Montreal

Quebec premier, opposition leaders show united front in support for holiday restrictions

Premier François Legault held a rare joint news conference Tuesday alongside opposition leaders to urge Quebecers that the need to follow the province's ban on gatherings is not just a political opinion.

François Legault warns health-care system will collapse if people don't obey rules

Quebec Premier François Legault addresses a news conference flanked by opposition leaders Paul St-Pierre Plamondon, Dominique Anglade and Manon Massé in Montreal, on Tuesday, December 22, 2020. (Paul Chiasson/The Canadian Press)

Premier François Legault held a rare joint news conference Tuesday alongside opposition leaders to warn Quebecers the health-care system will collapse if safety measures aren't followed over the holidays.

Cases of COVID-19 are rising steadily in the province — Quebec posted a record-high 2,183 new cases on Tuesday — and particularly worrying is the number of people who are currently hospitalized due to the disease.

As of Tuesday, there were 1,055 COVID-19 patients in hospital. That's about half of the total number of beds in the province that have been set aside for treating the highly infectious disease. 

"It's important that we are together, united, to save our health network," Legault said at news conference.

He said that while the province has ordered most businesses to close over the holidays, and the winter school break has been extended, he cannot control what happens inside the homes of Quebecers over the Christmas season.

"It's time to be responsible," Legault said. He said Quebecers should think of health-care workers who will be spending their holidays treating the most severe cases of COVID-19.

Those who live alone can be invited over to celebrate the holidays — but that is the only exception for the province's ban on gatherings.

"We see the light at the end of the tunnel," Legault said. "We can make a difference if we stay united."

Legault also implored Quebecers to rethink any travel plans they may have this winter.

"It's not the time, even if it's allowed, to go south," Legault said, referring to the Quebecers seen boarding planes to vacation destinations such as the Dominican Republic in recent days.

He added the province is looking at ways of ensuring these Quebecers respect the mandatory 14-day isolation period when they return home.

That may include housing them in hotels, if the federal government requires aid from the province, Legault said.

Opposition parties come together with one message

Dominique Anglade, the leader of the Quebec Liberal Party, said it was important the four leaders showed a united front in supporting the public health rules, given that the health-care system is at a "breaking point."

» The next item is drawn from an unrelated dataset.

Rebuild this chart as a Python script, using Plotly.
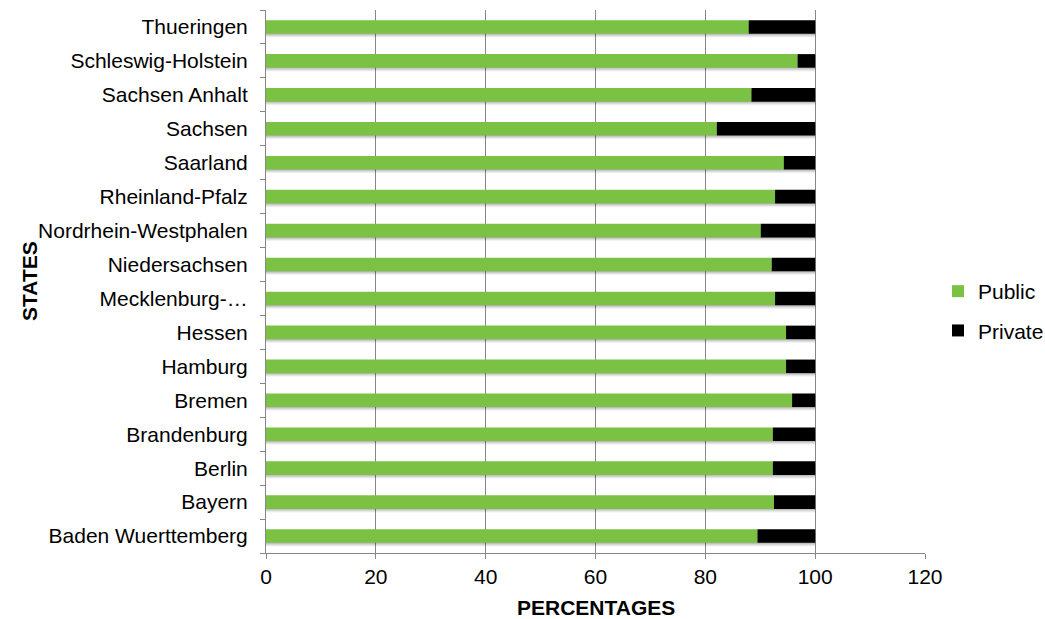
import plotly.graph_objects as go

# States listed bottom-to-top as they appear on the category axis
states = [
    "Baden Wuerttemberg", "Bayern", "Berlin", "Brandenburg", "Bremen",
    "Hamburg", "Hessen", "Mecklenburg-…", "Niedersachsen",
    "Nordrhein-Westphalen", "Rheinland-Pfalz", "Saarland", "Sachsen",
    "Sachsen Anhalt", "Schleswig-Holstein", "Thueringen",
]
public_pct = [89.5, 92.5, 92.3, 92.3, 95.8, 94.7, 94.7, 92.7, 92.1,
              90.1, 92.7, 94.3, 82.1, 88.4, 96.8, 87.9]
private_pct = [round(100 - p, 1) for p in public_pct]
totals = [p + q for p, q in zip(public_pct, private_pct)]

x_ticks = [0, 20, 40, 60, 80, 100, 120]

GREEN = "#7BC143"
AXIS_GRAY = "#868686"
FONT = "Liberation Sans, Arial, sans-serif"
FS = 21

W, H = 1045, 619
ML, MR, MT, MB = 266, 120, 10, 66

fig = go.Figure()

# soft drop shadow under each bar
for off, alpha in [(-0.31, 0.05), (-0.28, 0.07), (-0.25, 0.09), (-0.22, 0.10)]:
    fig.add_trace(go.Bar(
        y=states, x=totals, orientation="h", width=0.4, offset=off,
        marker=dict(color=f"rgba(0,0,0,{alpha})", line=dict(width=0)),
        showlegend=False, hoverinfo="skip",
    ))

fig.add_trace(go.Bar(
    y=states, x=public_pct, name="Public", orientation="h",
    width=0.4, offset=-0.2, legendgroup="pub",
    marker=dict(color=GREEN, line=dict(width=0)),
))
fig.add_trace(go.Bar(
    y=states, x=private_pct, base=public_pct, name="Private", orientation="h",
    width=0.4, offset=-0.2, legendgroup="priv",
    marker=dict(color="#000000", line=dict(width=0)),
))

plot_w = W - ML - MR
plot_h = H - MT - MB

fig.update_layout(
    width=W, height=H,
    margin=dict(l=ML, r=MR, t=MT, b=MB, autoexpand=False),
    barmode="overlay",
    plot_bgcolor="white", paper_bgcolor="white",
    font=dict(family=FONT, size=FS, color="#000000"),
    showlegend=True,
    legend=dict(
        x=(938 - ML) / plot_w, y=(H - MB - 311) / plot_h,
        xanchor="left", yanchor="middle",
        font=dict(size=FS), traceorder="grouped",
        itemwidth=30, tracegroupgap=9,
        bgcolor="rgba(0,0,0,0)",
    ),
    xaxis=dict(
        range=[0, 120], tickvals=x_ticks, ticktext=[str(v) for v in x_ticks],
        showgrid=True, gridcolor=AXIS_GRAY, gridwidth=1,
        showline=True, linecolor=AXIS_GRAY, linewidth=1,
        ticks="outside", ticklen=5, tickcolor=AXIS_GRAY,
        zeroline=False, tickfont=dict(size=FS),
    ),
    yaxis=dict(
        categoryorder="array", categoryarray=states,
        range=[-0.5, len(states) - 0.5],
        showline=True, linecolor=AXIS_GRAY, linewidth=1,
        ticks="outside", ticklen=5, tickcolor=AXIS_GRAY,
        tickson="boundaries", showgrid=False, zeroline=False,
        tickfont=dict(size=FS), ticklabelstandoff=13,
    ),
    annotations=[
        dict(text="<b>STATES</b>",
             x=(30 - ML) / plot_w, y=(H - MB - 281) / plot_h,
             xref="paper", yref="paper", showarrow=False, textangle=-90,
             font=dict(size=FS), xanchor="center", yanchor="middle"),
        dict(text="<b>PERCENTAGES</b>",
             x=0.5, y=(H - MB - 607) / plot_h,
             xref="paper", yref="paper", showarrow=False,
             font=dict(size=FS), xanchor="center", yanchor="middle"),
    ],
)

fig.write_html("out.html")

She asked Quebecers to call those who are feeling isolated over the holidays, saying it is a way to "propagate the Christmas magic, rather than the virus."

She said she has a list of about 20 people who she will be calling over the holidays.

"I'm thinking a lot about the people who will be in our health care system during the holiday season, looking after sick people," Anglade said.

Manon Massé, co-spokesperson of left-wing Québec Solidaire, said she was putting aside her political differences with Legault, temporarily, to show it is critical that Quebecers work together to avoid disaster.

Legault said that while the province has ordered most businesses to close over the holidays and the winter school break has been extended, he cannot control what happens inside the homes of Quebecers over the Christmas season. (Paul Chiasson/The Canadian Press)

"It's putting others in danger," she said of those who don't follow the public health rules. "It could be you, or someone close to you who is next."

She said she will be calling her children and siblings this holiday season, instead of seeing them in person.

"I hope that everyone would respect the sanitary measures to be sure to take care of people who are taking care of us," she said.

Paul St-Pierre Plamondon, leader of the Parti Québécois, said obeying the rules is a "sign of respect" to those who are working day and night in the province's hospitals, and that it will save lives.

"At Christmas time, we think of others," he said.